## Instructions for the task
Restate the full listing word for word and leave the pictures out.

## Supplied information
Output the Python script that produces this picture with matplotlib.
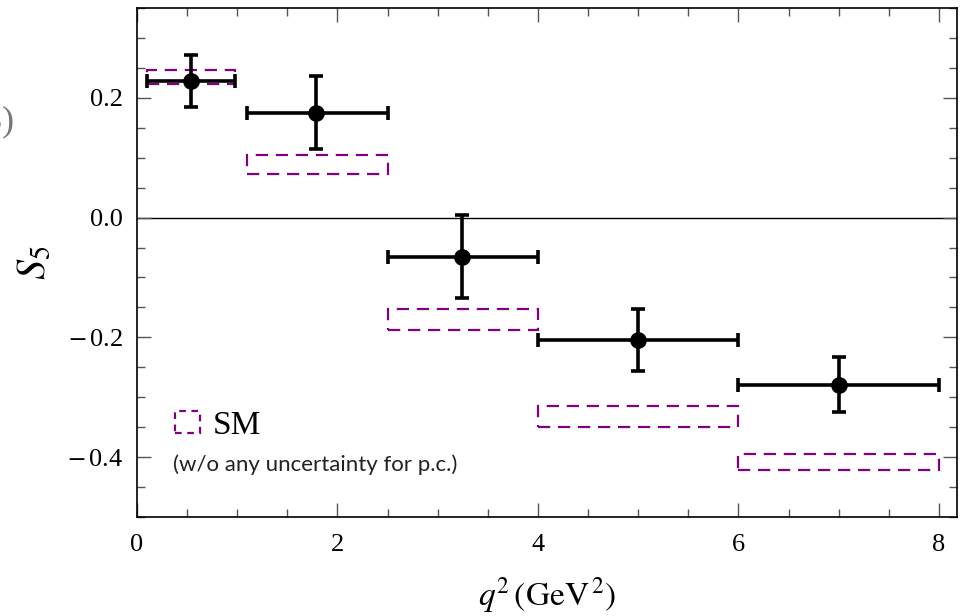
import matplotlib
matplotlib.use("Agg")
import matplotlib.pyplot as plt
from matplotlib.patches import Rectangle
from matplotlib.ticker import MultipleLocator, FixedLocator, FuncFormatter

# ---- data ----
bin_lo = [0.1, 1.1, 2.5, 4.0, 6.0]
bin_hi = [0.98, 2.5, 4.0, 6.0, 8.0]
x_center = [0.54, 1.79, 3.245, 5.0, 7.0]
s5_val = [0.228, 0.174, -0.065, -0.205, -0.279]
s5_err_up = [0.043, 0.062, 0.070, 0.053, 0.046]
s5_err_dn = [0.043, 0.060, 0.069, 0.051, 0.045]
sm_lo = [0.223, 0.072, -0.188, -0.349, -0.421]
sm_hi = [0.246, 0.104, -0.152, -0.314, -0.395]

purple = "#800080"

plt.rcParams['font.family'] = ['Liberation Serif', 'DejaVu Serif']
plt.rcParams['mathtext.fontset'] = 'stix'

fig = plt.figure(figsize=(9.61, 6.16), dpi=100)
ax = fig.add_axes([137/961, 1-517/616, (957-137)/961, (517-8)/616])

ax.set_xlim(0, 8.18)
ax.set_ylim(-0.5, 0.35)

# zero line
ax.axhline(0, color='black', lw=1.0, zorder=1)

# SM boxes
for lo, hi, a, b in zip(bin_lo, bin_hi, sm_lo, sm_hi):
    r = Rectangle((lo, a), hi - lo, b - a, fill=False, edgecolor=purple,
                  lw=1.6, linestyle=(0, (5.5, 3.5)), zorder=2)
    ax.add_patch(r)

# data points
xerr = [[c - l for c, l in zip(x_center, bin_lo)],
        [h - c for c, h in zip(x_center, bin_hi)]]
yerr = [s5_err_dn, s5_err_up]
ax.errorbar(x_center, s5_val, xerr=xerr, yerr=yerr, fmt='o', color='black',
            ms=11, elinewidth=2.6, capsize=5, capthick=2.6, zorder=3)

# ticks
ax.xaxis.set_major_locator(FixedLocator([0, 2, 4, 6, 8]))
ax.xaxis.set_minor_locator(MultipleLocator(0.5))
ax.yaxis.set_major_locator(FixedLocator([-0.4, -0.2, 0.0, 0.2]))
ax.yaxis.set_minor_locator(MultipleLocator(0.05))
ax.yaxis.set_major_formatter(FuncFormatter(
    lambda v, p: ("$-\\,$" if v < -1e-9 else "") + f"{abs(v):.1f}"))
ax.tick_params(which='both', direction='in', top=True, right=True,
               color='#555555', labelsize=19)
ax.tick_params(which='major', length=10, width=1.0, pad=10)
ax.tick_params(which='minor', length=6, width=1.0)
ax.tick_params(axis='x', which='major', pad=12)
for s in ax.spines.values():
    s.set_linewidth(1.2)
    s.set_color('black')

ax.set_ylabel(r'$S_5$', fontsize=29, labelpad=10)
ax.set_xlabel(r'$q^2\,(\mathrm{GeV}^{\,2})$', fontsize=24, labelpad=14)

# legend
leg_patch = Rectangle((0, 0), 1, 1, fill=False, edgecolor=purple, lw=1.6,
                      linestyle=(0, (3, 2.5)))
ax.legend([leg_patch], ['SM'], loc='center left',
          bbox_to_anchor=(0.046, 0.180), frameon=False, fontsize=24,
          handlelength=0.75, handleheight=0.62, handletextpad=0.4,
          borderaxespad=0, borderpad=0)

ax.text(0.36, -0.413, '(w/o any uncertainty for p.c.)', fontsize=16,
        family=['Lato', 'DejaVu Sans'], color='#222222', va='center', ha='left')

# partial clipped label at left edge (cut off in the original as well)
fig.text(-0.029, 1-122/616, '(3)', fontsize=26, color='#777777',
         va='center', ha='left')

fig.savefig('out.png', dpi=100)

## Solution
Output the Python script that produces this picture with matplotlib.
import matplotlib
matplotlib.use("Agg")
import matplotlib.pyplot as plt
from matplotlib.patches import Rectangle
from matplotlib.ticker import MultipleLocator, FixedLocator, FuncFormatter

# ---- data ----
bin_lo = [0.1, 1.1, 2.5, 4.0, 6.0]
bin_hi = [0.98, 2.5, 4.0, 6.0, 8.0]
x_center = [0.54, 1.79, 3.245, 5.0, 7.0]
s5_val = [0.228, 0.174, -0.065, -0.205, -0.279]
s5_err_up = [0.043, 0.062, 0.070, 0.053, 0.046]
s5_err_dn = [0.043, 0.060, 0.069, 0.051, 0.045]
sm_lo = [0.223, 0.072, -0.188, -0.349, -0.421]
sm_hi = [0.246, 0.104, -0.152, -0.314, -0.395]

purple = "#800080"

plt.rcParams['font.family'] = ['Liberation Serif', 'DejaVu Serif']
plt.rcParams['mathtext.fontset'] = 'stix'

fig = plt.figure(figsize=(9.61, 6.16), dpi=100)
ax = fig.add_axes([137/961, 1-517/616, (957-137)/961, (517-8)/616])

ax.set_xlim(0, 8.18)
ax.set_ylim(-0.5, 0.35)

# zero line
ax.axhline(0, color='black', lw=1.0, zorder=1)

# SM boxes
for lo, hi, a, b in zip(bin_lo, bin_hi, sm_lo, sm_hi):
    r = Rectangle((lo, a), hi - lo, b - a, fill=False, edgecolor=purple,
                  lw=1.6, linestyle=(0, (5.5, 3.5)), zorder=2)
    ax.add_patch(r)

# data points
xerr = [[c - l for c, l in zip(x_center, bin_lo)],
        [h - c for c, h in zip(x_center, bin_hi)]]
yerr = [s5_err_dn, s5_err_up]
ax.errorbar(x_center, s5_val, xerr=xerr, yerr=yerr, fmt='o', color='black',
            ms=11, elinewidth=2.6, capsize=5, capthick=2.6, zorder=3)

# ticks
ax.xaxis.set_major_locator(FixedLocator([0, 2, 4, 6, 8]))
ax.xaxis.set_minor_locator(MultipleLocator(0.5))
ax.yaxis.set_major_locator(FixedLocator([-0.4, -0.2, 0.0, 0.2]))
ax.yaxis.set_minor_locator(MultipleLocator(0.05))
ax.yaxis.set_major_formatter(FuncFormatter(
    lambda v, p: ("$-\\,$" if v < -1e-9 else "") + f"{abs(v):.1f}"))
ax.tick_params(which='both', direction='in', top=True, right=True,
               color='#555555', labelsize=19)
ax.tick_params(which='major', length=10, width=1.0, pad=10)
ax.tick_params(which='minor', length=6, width=1.0)
ax.tick_params(axis='x', which='major', pad=12)
for s in ax.spines.values():
    s.set_linewidth(1.2)
    s.set_color('black')

ax.set_ylabel(r'$S_5$', fontsize=29, labelpad=10)
ax.set_xlabel(r'$q^2\,(\mathrm{GeV}^{\,2})$', fontsize=24, labelpad=14)

# legend
leg_patch = Rectangle((0, 0), 1, 1, fill=False, edgecolor=purple, lw=1.6,
                      linestyle=(0, (3, 2.5)))
ax.legend([leg_patch], ['SM'], loc='center left',
          bbox_to_anchor=(0.046, 0.180), frameon=False, fontsize=24,
          handlelength=0.75, handleheight=0.62, handletextpad=0.4,
          borderaxespad=0, borderpad=0)

ax.text(0.36, -0.413, '(w/o any uncertainty for p.c.)', fontsize=16,
        family=['Lato', 'DejaVu Sans'], color='#222222', va='center', ha='left')

# partial clipped label at left edge (cut off in the original as well)
fig.text(-0.029, 1-122/616, '(3)', fontsize=26, color='#777777',
         va='center', ha='left')

fig.savefig('out.png', dpi=100)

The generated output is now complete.